Se a gente pensa em termos de gente inteira (e não partido ao meio) tipo, usamos de outros artifícios. Foi o diabo que me tentou, eu tava drogada tava fora de mim, fiquei louco de raiva, etc.. Como se a metade boa do EU não pudesse ter controle da metade ruim.

Medardo bom não tinha mesmo controle sobre Medardo mau. Mas e as pessoas normais?

Essa necessidade de dizer "não fui eu", a babá escancarou na frente de meu rosto com uma força que apenas loucos podem fazer. Era apenas um fato isolado, algo que para ela é natural, óbvio. E tão óbvio que só deu meia página do romance.

Talvez o fato do autor ainda ser verde nesse terreno tenha ajudado muito. Fosse eu, teria me alongado sobre o assunto e o assunto teria perdido a força.

Ao ler o tomo seguinte "O barão nas árvores" talvez até ele tenha quase caído nesse poço. Mas então se tornou outra coisa, que não Medardo. Cosme não é Medardo... aliás Medardo não é Medardo inteiro até o final, e quando temos Medardo inteiro a estória acabou.

Cosme não... ele foi inteiro do começo ao fim.

Mas sobre o Barão preciso de tempo.

Por fim o Cavaleiro. No prefácio, escreve-se que Visconde e Cavaleiro fazem algo como uma capa para o Barão. Calvino até pensa que Cavaleiro devia vir antes. Eu discordo. Cavaleiro retoma a força de Visconde, com a maturidade que ele aprendeu em Barão. Realmente ele é o fecho de ouro.

Sobre o Cavaleiro, as coisas são muito mais perturbadoras.
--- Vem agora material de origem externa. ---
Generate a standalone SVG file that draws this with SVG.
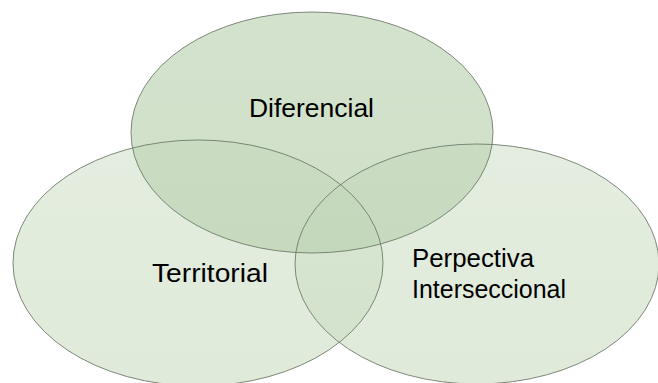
<svg xmlns="http://www.w3.org/2000/svg" width="658" height="383" viewBox="0 0 658 383">
<style>
.o{fill:none;stroke:#707c6b;stroke-width:1;stroke-opacity:0.9}
.t{font-family:"Liberation Sans",Arial,sans-serif;font-size:25.5px;fill:#000}
</style>
<defs>
<linearGradient id="gTop" x1="0" y1="0" x2="0" y2="1">
<stop offset="0" stop-color="#c3d8ba"/>
<stop offset="1" stop-color="#bdd3b3"/>
</linearGradient>
<linearGradient id="gSide" x1="0" y1="0" x2="0" y2="1">
<stop offset="0" stop-color="#d2e2cb"/>
<stop offset="1" stop-color="#cadcc2"/>
</linearGradient>
</defs>
<rect width="658" height="383" fill="#ffffff"/>
<g id="node-territorial">
<ellipse cx="198" cy="263" rx="185" ry="123" fill="url(#gSide)" fill-opacity="0.6"/>
<text class="t" x="152" y="282" textLength="116" lengthAdjust="spacingAndGlyphs">Territorial</text>
</g>
<g id="node-interseccional">
<ellipse cx="477" cy="264" rx="182" ry="120" fill="url(#gSide)" fill-opacity="0.6"/>
<text class="t" x="412" y="267" textLength="122" lengthAdjust="spacingAndGlyphs">Perpectiva</text>
<text class="t" x="412" y="298" textLength="154" lengthAdjust="spacingAndGlyphs">Interseccional</text>
</g>
<g id="node-diferencial">
<ellipse cx="312" cy="132.5" rx="181" ry="120.5" fill="url(#gTop)" fill-opacity="0.73"/>
<text class="t" x="249" y="117" textLength="125" lengthAdjust="spacingAndGlyphs">Diferencial</text>
</g>
<g id="connectors">
<ellipse class="o" cx="198" cy="263" rx="185" ry="123"/>
<ellipse class="o" cx="477" cy="264" rx="182" ry="120"/>
<ellipse class="o" cx="312" cy="132.5" rx="181" ry="120.5"/>
</g>
</svg>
Em um determinado ponto o escudeiro (e apenas o Cavaleiro acataria a ordem imperial de ter um escudeiro desses sob seu serviço) que é o oposto do Cavaleiro. Er...

O que é o cavaleiro? Ele não existe fisicamente, mas existe em consciência.

O escudeiro para ser o oposto teria de existir fisicamente, mas não existir em consciência.

Tem uma hora em que dão os restos de sopa de repolho para o escudeiro.

-Tome, tudo isto é seu. A sopa toda. - riam os cozinheiros.

- Quanta sopa! - retruca Gurdulu em seu entusiasmo de sempre - Tudo sopa!

- Oh, não Gurdulu! Ele novamente se identificou com o objeto que viu e pensa agora que ele é a sopa - retruca o hortelão - nao é a sopa que deve comer você, é você que deve comer a sopa.

Tarde demais, porque Gurdulu já estava enchardo de sopa, escorrendo pela barba com a panela cheia de crostas de gordura na cabeça. "Tudo sopa!" ele gritava. E vendo isso, o jovem teve medo de que ele estivesse certo e que todo o mundo ao redor deles inclusive ele fosse sopa.

Sobre todos os personagens, alegorias que vi no último conto, até minha cabeça deu voltas. As vezes me vejo no jovem, outras no cavaleiro, outras em Gurdulu. E o medo do jovem de que "tudo seja sopa" inclusive eu também me toma, pois Calvino diz que encontrar o cavaleiro inexistente pelo mundo é fácil.

Definitivamente aquele autor com cara de Mr. Bean ("Por que ler os clássicos?"? essa é boa!) deve estar dando risada desta leitora.[/quote]
 
Eu li " O visconde partido ao meio" .Muito bom, dá para pensar bastante, Mosttra como ninguém pode ser completamente bom nem completamente mal, me fez refletir sobre a dualidade entre o bem e o mal e as doses certas de cada coisa.gostei muito.
Vou ler agora "As cidades invisíveis", que também tem cara de ser super demais.